Set down, exactly as written, the lines from the top of the data to the line that holds "2.43, 2.37, 2.27];", and omit the pictures.

· · · ·

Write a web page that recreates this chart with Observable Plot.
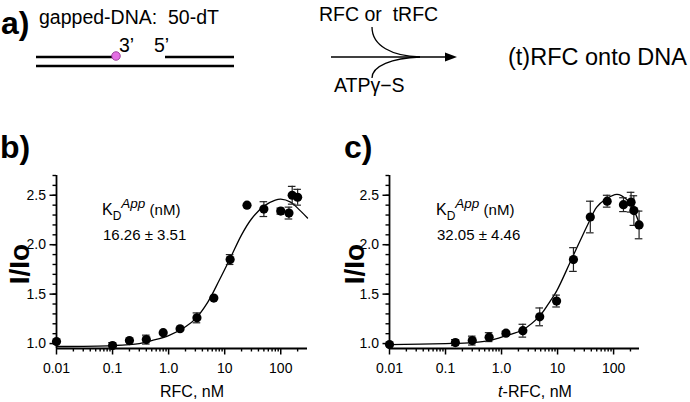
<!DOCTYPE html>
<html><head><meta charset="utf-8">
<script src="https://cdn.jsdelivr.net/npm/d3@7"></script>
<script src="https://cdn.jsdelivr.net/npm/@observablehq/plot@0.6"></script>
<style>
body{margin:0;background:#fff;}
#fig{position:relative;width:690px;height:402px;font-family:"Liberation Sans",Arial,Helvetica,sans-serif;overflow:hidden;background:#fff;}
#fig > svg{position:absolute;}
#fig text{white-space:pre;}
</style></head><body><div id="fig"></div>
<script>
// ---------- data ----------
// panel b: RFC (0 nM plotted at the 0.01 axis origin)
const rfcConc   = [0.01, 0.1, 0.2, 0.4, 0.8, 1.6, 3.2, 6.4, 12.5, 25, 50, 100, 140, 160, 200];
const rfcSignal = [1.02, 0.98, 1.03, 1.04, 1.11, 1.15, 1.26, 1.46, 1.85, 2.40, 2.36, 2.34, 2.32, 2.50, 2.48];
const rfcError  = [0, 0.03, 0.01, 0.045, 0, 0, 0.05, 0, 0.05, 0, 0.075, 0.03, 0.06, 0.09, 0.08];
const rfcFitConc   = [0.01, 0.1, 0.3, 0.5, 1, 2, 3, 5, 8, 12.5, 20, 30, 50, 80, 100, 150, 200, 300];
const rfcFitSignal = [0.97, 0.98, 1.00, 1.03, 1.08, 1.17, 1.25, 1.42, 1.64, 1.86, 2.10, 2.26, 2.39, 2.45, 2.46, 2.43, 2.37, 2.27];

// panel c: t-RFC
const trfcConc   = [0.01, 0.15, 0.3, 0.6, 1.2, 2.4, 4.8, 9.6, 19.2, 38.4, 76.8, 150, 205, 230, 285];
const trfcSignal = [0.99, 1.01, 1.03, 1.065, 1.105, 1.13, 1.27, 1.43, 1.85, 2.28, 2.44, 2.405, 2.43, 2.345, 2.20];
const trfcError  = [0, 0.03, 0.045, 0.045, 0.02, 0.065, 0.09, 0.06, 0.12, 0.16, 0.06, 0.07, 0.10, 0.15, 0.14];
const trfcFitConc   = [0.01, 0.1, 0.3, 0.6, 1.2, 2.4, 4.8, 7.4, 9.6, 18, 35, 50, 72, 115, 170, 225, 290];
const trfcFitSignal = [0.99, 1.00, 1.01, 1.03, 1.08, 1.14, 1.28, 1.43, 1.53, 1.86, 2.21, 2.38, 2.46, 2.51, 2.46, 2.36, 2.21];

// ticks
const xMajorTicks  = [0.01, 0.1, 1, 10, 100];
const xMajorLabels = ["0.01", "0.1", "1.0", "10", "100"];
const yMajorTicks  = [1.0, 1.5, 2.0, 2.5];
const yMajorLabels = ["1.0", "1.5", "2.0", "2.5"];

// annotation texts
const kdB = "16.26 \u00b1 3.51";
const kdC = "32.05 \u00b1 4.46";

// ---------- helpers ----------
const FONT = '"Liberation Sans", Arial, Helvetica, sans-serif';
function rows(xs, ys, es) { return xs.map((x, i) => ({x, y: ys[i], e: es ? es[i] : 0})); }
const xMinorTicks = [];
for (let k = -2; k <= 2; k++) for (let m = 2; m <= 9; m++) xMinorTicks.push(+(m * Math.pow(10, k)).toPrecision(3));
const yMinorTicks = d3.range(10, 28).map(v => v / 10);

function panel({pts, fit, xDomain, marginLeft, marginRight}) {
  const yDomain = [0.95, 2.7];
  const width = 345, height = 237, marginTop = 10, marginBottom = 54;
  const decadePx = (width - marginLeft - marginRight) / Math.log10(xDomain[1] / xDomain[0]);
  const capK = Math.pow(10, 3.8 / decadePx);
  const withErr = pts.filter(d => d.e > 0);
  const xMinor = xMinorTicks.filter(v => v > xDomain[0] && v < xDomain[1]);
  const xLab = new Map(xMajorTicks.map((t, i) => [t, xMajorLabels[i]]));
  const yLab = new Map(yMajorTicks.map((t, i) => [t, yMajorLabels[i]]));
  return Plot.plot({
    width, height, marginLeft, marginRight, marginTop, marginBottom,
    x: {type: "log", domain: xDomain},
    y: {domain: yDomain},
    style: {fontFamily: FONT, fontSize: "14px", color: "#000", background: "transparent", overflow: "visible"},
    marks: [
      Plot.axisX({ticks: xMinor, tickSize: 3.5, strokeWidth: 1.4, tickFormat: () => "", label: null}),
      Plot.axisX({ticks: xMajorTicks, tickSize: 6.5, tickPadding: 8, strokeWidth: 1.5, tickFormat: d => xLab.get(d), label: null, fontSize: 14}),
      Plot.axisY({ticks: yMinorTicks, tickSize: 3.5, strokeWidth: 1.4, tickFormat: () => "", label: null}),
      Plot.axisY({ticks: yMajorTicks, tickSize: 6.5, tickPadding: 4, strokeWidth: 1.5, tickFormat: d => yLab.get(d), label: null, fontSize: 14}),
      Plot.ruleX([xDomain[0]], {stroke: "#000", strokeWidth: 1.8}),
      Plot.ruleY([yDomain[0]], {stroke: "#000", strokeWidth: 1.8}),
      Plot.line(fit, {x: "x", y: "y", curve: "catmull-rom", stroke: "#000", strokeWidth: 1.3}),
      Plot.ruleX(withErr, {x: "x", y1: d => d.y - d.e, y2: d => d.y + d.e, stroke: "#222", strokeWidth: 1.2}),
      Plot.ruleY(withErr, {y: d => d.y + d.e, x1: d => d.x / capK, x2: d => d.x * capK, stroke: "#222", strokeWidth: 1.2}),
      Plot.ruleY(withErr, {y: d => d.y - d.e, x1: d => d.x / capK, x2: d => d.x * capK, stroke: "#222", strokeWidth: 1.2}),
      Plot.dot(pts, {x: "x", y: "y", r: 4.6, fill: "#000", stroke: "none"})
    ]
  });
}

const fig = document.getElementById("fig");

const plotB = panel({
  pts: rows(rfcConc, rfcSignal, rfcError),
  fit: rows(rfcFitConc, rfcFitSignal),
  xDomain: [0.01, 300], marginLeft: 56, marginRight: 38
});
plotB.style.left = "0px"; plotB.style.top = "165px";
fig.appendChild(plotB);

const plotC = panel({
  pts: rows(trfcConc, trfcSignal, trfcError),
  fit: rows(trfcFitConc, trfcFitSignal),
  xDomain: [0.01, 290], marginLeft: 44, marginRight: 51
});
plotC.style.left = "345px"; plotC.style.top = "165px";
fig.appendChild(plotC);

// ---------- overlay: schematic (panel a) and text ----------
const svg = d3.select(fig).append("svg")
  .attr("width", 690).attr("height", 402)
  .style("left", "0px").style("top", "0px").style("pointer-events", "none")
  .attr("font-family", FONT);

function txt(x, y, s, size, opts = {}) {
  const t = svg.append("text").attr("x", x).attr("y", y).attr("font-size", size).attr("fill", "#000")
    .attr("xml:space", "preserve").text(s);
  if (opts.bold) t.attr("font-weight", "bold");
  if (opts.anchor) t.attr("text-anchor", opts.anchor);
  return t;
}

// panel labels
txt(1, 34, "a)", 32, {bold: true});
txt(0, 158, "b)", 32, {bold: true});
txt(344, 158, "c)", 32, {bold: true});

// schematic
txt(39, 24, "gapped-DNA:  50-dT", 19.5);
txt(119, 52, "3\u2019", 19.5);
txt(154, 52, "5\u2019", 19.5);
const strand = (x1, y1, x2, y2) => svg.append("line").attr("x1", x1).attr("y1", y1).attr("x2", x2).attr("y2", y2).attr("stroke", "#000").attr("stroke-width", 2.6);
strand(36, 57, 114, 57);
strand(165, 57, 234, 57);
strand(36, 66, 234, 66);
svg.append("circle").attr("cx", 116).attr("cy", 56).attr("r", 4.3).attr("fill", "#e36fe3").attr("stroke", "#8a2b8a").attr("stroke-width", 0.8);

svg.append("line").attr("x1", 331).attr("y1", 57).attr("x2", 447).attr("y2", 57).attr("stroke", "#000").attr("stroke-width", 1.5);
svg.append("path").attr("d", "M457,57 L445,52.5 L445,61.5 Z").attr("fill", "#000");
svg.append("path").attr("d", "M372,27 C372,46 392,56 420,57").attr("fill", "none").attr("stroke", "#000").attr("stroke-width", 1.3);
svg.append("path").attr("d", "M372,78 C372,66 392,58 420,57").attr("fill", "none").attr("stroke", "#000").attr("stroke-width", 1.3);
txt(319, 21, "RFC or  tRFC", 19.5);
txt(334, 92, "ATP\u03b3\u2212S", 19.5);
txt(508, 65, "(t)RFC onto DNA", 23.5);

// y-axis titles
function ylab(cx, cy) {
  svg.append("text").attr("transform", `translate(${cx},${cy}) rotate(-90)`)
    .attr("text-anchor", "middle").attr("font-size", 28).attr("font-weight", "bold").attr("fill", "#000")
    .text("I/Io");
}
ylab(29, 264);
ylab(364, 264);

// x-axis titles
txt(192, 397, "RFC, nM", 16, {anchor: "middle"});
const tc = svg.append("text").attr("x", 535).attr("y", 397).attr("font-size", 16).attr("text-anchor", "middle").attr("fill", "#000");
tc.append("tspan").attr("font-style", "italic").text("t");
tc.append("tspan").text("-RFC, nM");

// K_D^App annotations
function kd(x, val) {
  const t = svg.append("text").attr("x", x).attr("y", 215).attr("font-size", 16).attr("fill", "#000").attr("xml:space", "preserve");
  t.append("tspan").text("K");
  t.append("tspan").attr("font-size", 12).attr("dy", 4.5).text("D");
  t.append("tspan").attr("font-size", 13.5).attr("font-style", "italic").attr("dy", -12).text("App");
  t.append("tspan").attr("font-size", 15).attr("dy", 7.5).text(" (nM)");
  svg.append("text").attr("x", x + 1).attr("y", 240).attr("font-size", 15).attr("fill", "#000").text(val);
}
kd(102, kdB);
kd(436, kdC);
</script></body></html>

· · · ·

- [Solved problem]:
Write a web page that recreates this chart with Observable Plot.
<!DOCTYPE html>
<html><head><meta charset="utf-8">
<script src="https://cdn.jsdelivr.net/npm/d3@7"></script>
<script src="https://cdn.jsdelivr.net/npm/@observablehq/plot@0.6"></script>
<style>
body{margin:0;background:#fff;}
#fig{position:relative;width:690px;height:402px;font-family:"Liberation Sans",Arial,Helvetica,sans-serif;overflow:hidden;background:#fff;}
#fig > svg{position:absolute;}
#fig text{white-space:pre;}
</style></head><body><div id="fig"></div>
<script>
// ---------- data ----------
// panel b: RFC (0 nM plotted at the 0.01 axis origin)
const rfcConc   = [0.01, 0.1, 0.2, 0.4, 0.8, 1.6, 3.2, 6.4, 12.5, 25, 50, 100, 140, 160, 200];
const rfcSignal = [1.02, 0.98, 1.03, 1.04, 1.11, 1.15, 1.26, 1.46, 1.85, 2.40, 2.36, 2.34, 2.32, 2.50, 2.48];
const rfcError  = [0, 0.03, 0.01, 0.045, 0, 0, 0.05, 0, 0.05, 0, 0.075, 0.03, 0.06, 0.09, 0.08];
const rfcFitConc   = [0.01, 0.1, 0.3, 0.5, 1, 2, 3, 5, 8, 12.5, 20, 30, 50, 80, 100, 150, 200, 300];
const rfcFitSignal = [0.97, 0.98, 1.00, 1.03, 1.08, 1.17, 1.25, 1.42, 1.64, 1.86, 2.10, 2.26, 2.39, 2.45, 2.46, 2.43, 2.37, 2.27];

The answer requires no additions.